Member of the Gauteng Provincial Legislature
- In office 22 May 2019 – 15 July 2020

Personal details
- Born: 17 July 1966 Pretoria Transvaal, South Africa
- Died: 15 July 2020 (aged 53) Doornpoort, Pretoria Gauteng, South Africa
- Resting place: Ga-Madikana, Limpopo
- Party: African National Congress

= Mapiti Matsena =

South African politician (1966–2020)

Mapiti David Matsena (17 July 1966 – 15 July 2020) was a South African politician who represented the African National Congress (ANC) in the Gauteng Provincial Legislature from May 2019 until July 2020, when he was murdered by a former employee. A lawyer by training, Matsena rose to political prominence through the ANC Youth League. From 2011 to 2018, he was the Deputy Regional Chairperson of the ANC in Tshwane, where he was also a local councillor. He was a member of the ANC's Provincial Executive Committee in Gauteng from 2018 until his death.

== Life and career ==
Matsena was born on 17 July 1966 in Pretoria in the former Transvaal (present-day Gauteng). His family is from Ga-Madikana, a village outside Bochum in present-day Limpopo province. He attended secondary school nearby, in Molemole, where he became involved in anti-apartheid activism through the Congress of South African Students and Mohodi Youth Congress. He qualified and practised as a lawyer.

After the African National Congress (ANC) was unbanned in 1990, Matsena joined the ANC Youth League. He rose through the league's ranks, holding leadership positions in its local branch in Atteridgeville, Pretoria from 1991 to 1996 and then in its regional branch in Pretoria from 1997 to 2004. Simultaneously he became involved in the mainstream ANC, holding various leadership positions in the party's Pretoria Central branch from 1996 to 2009. In 2009, he was elected to the Regional Executive Committee of the ANC's broader regional branch in Tshwane. He also represented the ANC as a councillor in the City of Tshwane from 2010.

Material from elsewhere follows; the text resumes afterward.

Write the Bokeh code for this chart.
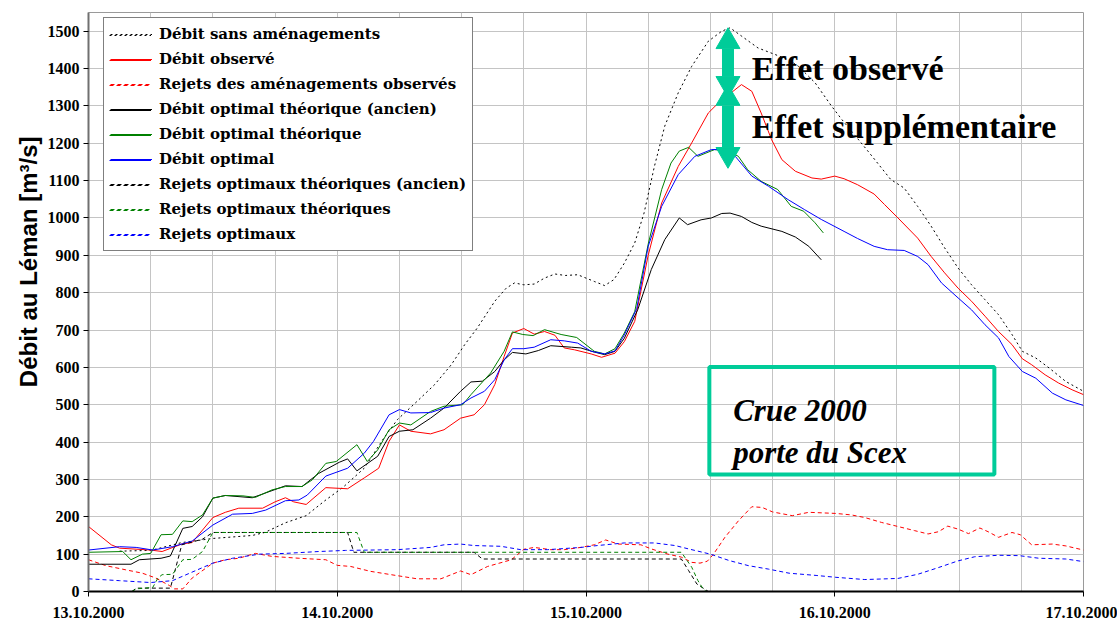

In October 2011, he was elected Deputy Regional Chairperson of the ANC in Tshwane, serving under Regional Chairperson Kgosientso Ramokgopa. He and Ramokgopa were re-elected for a second term in October 2014. According to the Sunday Times, by 2016, Matsena was engaged in a factional struggle with Ramokgopa. Ahead of the 2016 local elections, Matsena was a frontrunner to succeed Ramokgopa as Mayor of Tshwane; he was ranked first on a list of three candidates nominated by the Tshwane ANC to stand as the party's mayoral candidate. However, more senior party bodies overruled the Tshwane ANC, rejecting the list and selecting Thoko Didiza as a compromise candidate; the decision led to violent protests in Tshwane.

At the next party elective conference in Tshwane in July 2018, Matsena did not stand for re-election as ANC Regional Deputy Chairperson and was succeeded by Aaron Maluleka. However, later that month, Matsena was elected to a four-year term on the Provincial Executive Committee of the ANC in Gauteng; by number of votes received, he was ranked 14th of the 30 candidates elected. In the 2019 general election, he was elected to a seat in the Gauteng Provincial Legislature, ranked 12th on the ANC's provincial party list.

== Personal life and death ==
Mapiti David Matsena was married to Mmatema Matsena; they had two sons and a daughter. He was stabbed to death at his home in Doornpoort, Pretoria on the evening of 15 July 2020. He was declared dead at the scene, having been stabbed 11 times in his bedroom. He was buried in Ga-Madikana, Limpopo on 24 July 2020.

A suspect, Monoko Francis Thoko, was arrested on 17 July in Ga-Madikana. In April 2021, appearing in the Gauteng High Court, Thoko pled guilty to murder and housebreaking. In his plea, he said that he had been employed by Matsena in January 2019 to do gardening at the Doornport house and to care for Matsena's disabled son. He had resigned in 2020 after a verbal altercation with Matsena's sister and had subsequently entered into a prolonged dispute with Matsena, during which he said Matsena had refused to return his personal possessions and had ultimately physically assaulted him. He said that he had gone to Matsena's home on 15 July, entering through an unlocked door, "to take revenge by confronting the deceased and to show him he could not treat people like that". Thoko was sentenced to an effective 30 years' imprisonment, with a 12-year sentence for housebreaking and a 25-year sentence for murder run concurrently.